+++ INFORMATION SHOWN +++

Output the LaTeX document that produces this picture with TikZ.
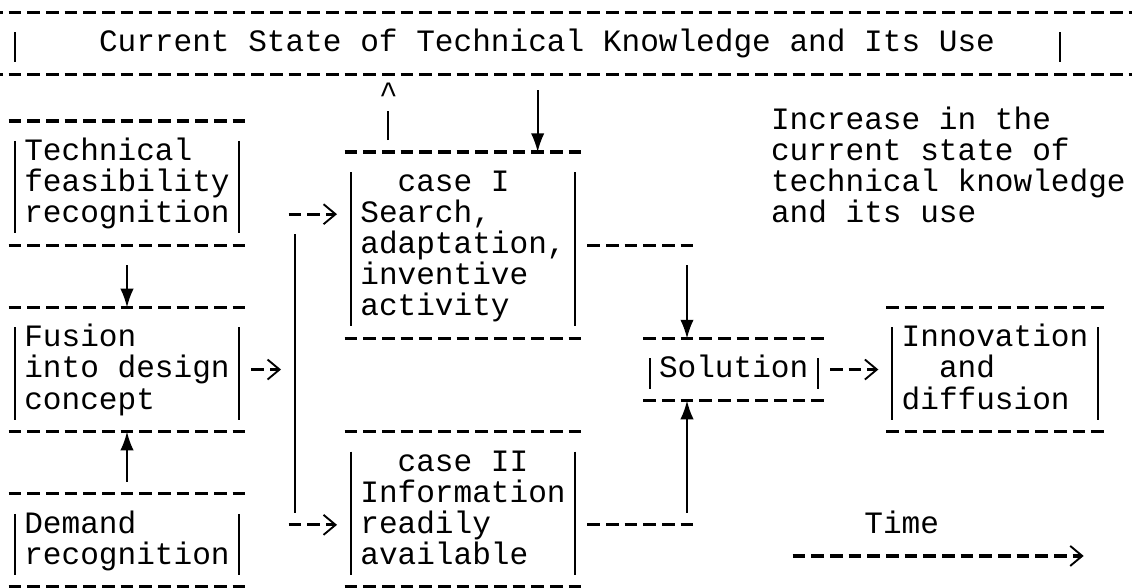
\documentclass[tikz,border=0pt]{standalone}
\usepackage{fontspec}
\newfontfamily\typewriter{Liberation Mono}
\usetikzlibrary{arrows.meta}

% Typed lines on a fixed 23.3pt line pitch, each line a box of width #1
\newcommand\typed[2]{\vtop{\baselineskip=23.3pt\lineskiplimit=-\maxdimen\lineskip=0pt
  \def\tline##1{\hbox to #1{##1\hfil}}#2}}

\tikzset{
  every node/.style={font=\typewriter\fontsize{23.33pt}{23.3pt}\selectfont, text=black},
  % column pitch 14pt, row pitch 23.3pt; a box runs from its left bar column to its right bar column
  tbox/.style={anchor=north west, inner xsep=7pt, inner ysep=11.65pt, outer sep=0pt,
    text height=17.95pt, text depth=#1},
  dashrule/.style={line width=2.4pt, dash pattern=on 9.5pt off 4.5pt},
  barrule/.style={line width=1.3pt},
  handarrow/.style={line width=1.3pt, -{Latex[length=14pt,width=10pt]}},
  asciiarrow/.style={line width=2.4pt, dash pattern=on 9.5pt off 4.5pt,
    -{Straight Barb[length=9pt,width=15pt,line width=1.4pt,sep=1pt]}},
}

\begin{document}
\begin{tikzpicture}[x=1pt, y=-1pt]
\fill[white] (0,0) rectangle (849,441);
\useasboundingbox (0,0) rectangle (849,441);

% title strip
\node[tbox=5.35pt] (title) at (11.25,9.2)
  {\typed{770pt}{\tline{\hskip56pt Current State of Technical Knowledge and Its Use}}};

% left column
\node[tbox=51.95pt] (tech) at (11.25,90.75)
  {\typed{154pt}{\tline{Technical}\tline{feasibility}\tline{recognition}}};
\node[tbox=51.95pt] (fus) at (11.25,230.55)
  {\typed{154pt}{\tline{Fusion}\tline{into design}\tline{concept}}};
\node[tbox=28.65pt] (dem) at (11.25,370.35)
  {\typed{154pt}{\tline{Demand}\tline{recognition}}};

% the two cases
\node[tbox=98.55pt] (caseI) at (263.25,114.05)
  {\typed{154pt}{\tline{\hskip28pt case I}\tline{Search,}\tline{adaptation,}\tline{inventive}\tline{activity}}};
\node[tbox=75.25pt] (caseII) at (263.25,323.75)
  {\typed{154pt}{\tline{\hskip28pt case II}\tline{Information}\tline{readily}\tline{available}}};

% solution and its outcome
\node[tbox=5.35pt] (sol) at (487.25,253.85)
  {\typed{112pt}{\tline{Solution}}};
\node[tbox=51.95pt] (innov) at (669.25,230.55)
  {\typed{140pt}{\tline{Innovation}\tline{\hskip28pt and}\tline{diffusion}}};

% free text
\node[tbox=75.25pt] (gain) at (571.25,67.45)
  {\typed{266pt}{\tline{Increase in the}\tline{current state of}\tline{technical knowledge}\tline{and its use}}};
\node[tbox=5.35pt] (time) at (641.25,370.35)
  {\typed{56pt}{\tline{Time}}};
\node[anchor=base, inner sep=0pt] (up) at (291.25,78) {\textasciicircum};

% box outlines: typed dashes above and below, bars at the sides
\foreach \n in {tech,fus,dem,caseI,caseII,sol,innov}{
  \draw[dashrule] ([xshift=-4.75pt]\n.north west) -- ([xshift=4.75pt]\n.north east);
  \draw[dashrule] ([xshift=-4.75pt]\n.south west) -- ([xshift=4.75pt]\n.south east);
  \draw[barrule] ([yshift=-15pt]\n.north west) -- ([yshift=9pt]\n.south west);
  \draw[barrule] ([yshift=-15pt]\n.north east) -- ([yshift=9pt]\n.south east);
}
\draw[dashrule] ([xshift=-18.75pt]title.north west) -- ([xshift=74.75pt]title.north east);
\draw[dashrule] ([xshift=-18.75pt]title.south west) -- ([xshift=74.75pt]title.south east);
\draw[barrule] ([yshift=-15pt]title.north west) -- ([yshift=9pt]title.south west);
\draw[barrule] ([yshift=-15pt]title.north east) -- ([yshift=9pt]title.south east);

% left column flow
\draw[handarrow] ([yshift=-15pt]tech.south) -- (fus.north);
\draw[handarrow] ([yshift=9pt]dem.north) -- (fus.south);

% distribution line to the two cases
\coordinate (busT) at (221.25,160.65);
\coordinate (busB) at (221.25,393.65);
\draw[asciiarrow, shorten >=9.5pt] ([xshift=9.25pt]fus.east) -- (fus.east -| busT);
\draw[barrule] ([yshift=-15pt]busT) -- ([yshift=9pt]busB);
\draw[asciiarrow, shorten >=9.5pt] ([xshift=-4.75pt]busT) -- (caseI.west |- busT);
\draw[asciiarrow, shorten >=9.5pt] ([xshift=-4.75pt]busB) -- (caseII.west |- busB);

% links with the current state of knowledge
\coordinate (cIa) at ([xshift=140pt]caseI.north west);
\coordinate (tA) at (cIa |- title.south);
\draw[handarrow] ([yshift=-12pt]tA) -- (cIa);
\coordinate (cIb) at ([xshift=28pt]caseI.north west);
\draw[barrule] ([yshift=9pt]cIb) -- ([yshift=-5pt]up.base);

% both cases feed the solution
\coordinate (solIn) at ([xshift=28pt]sol.north west);
\coordinate (solOut) at ([xshift=28pt]sol.south west);
\coordinate (jI) at (solIn |- caseI.east);
\coordinate (jII) at (solOut |- busB);
\coordinate (cIIout) at (caseII.east |- busB);
\draw[dashrule] ([xshift=9.25pt]caseI.east) -- ([xshift=4.75pt]jI);
\draw[dashrule] ([xshift=9.25pt]cIIout) -- ([xshift=4.75pt]jII);
\draw[handarrow] ([yshift=-15pt]jI) -- (solIn);
\draw[handarrow] ([yshift=9pt]jII) -- (solOut);
\draw[asciiarrow, shorten >=9.5pt] ([xshift=9.25pt]sol.east) -- (innov.west);

% time axis
\coordinate (tS) at (594.5,416.95);
\coordinate (tE) at (813.75,416.95);
\draw[asciiarrow] (tS) -- (tE);
\end{tikzpicture}
\end{document}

+++

#### WHAT THE EXERCISE ASKS
Where a line in the material above holds "with", copy that line.

#### CORRECT RESULT
Output the LaTeX document that produces this picture with TikZ.
% links with the current state of knowledge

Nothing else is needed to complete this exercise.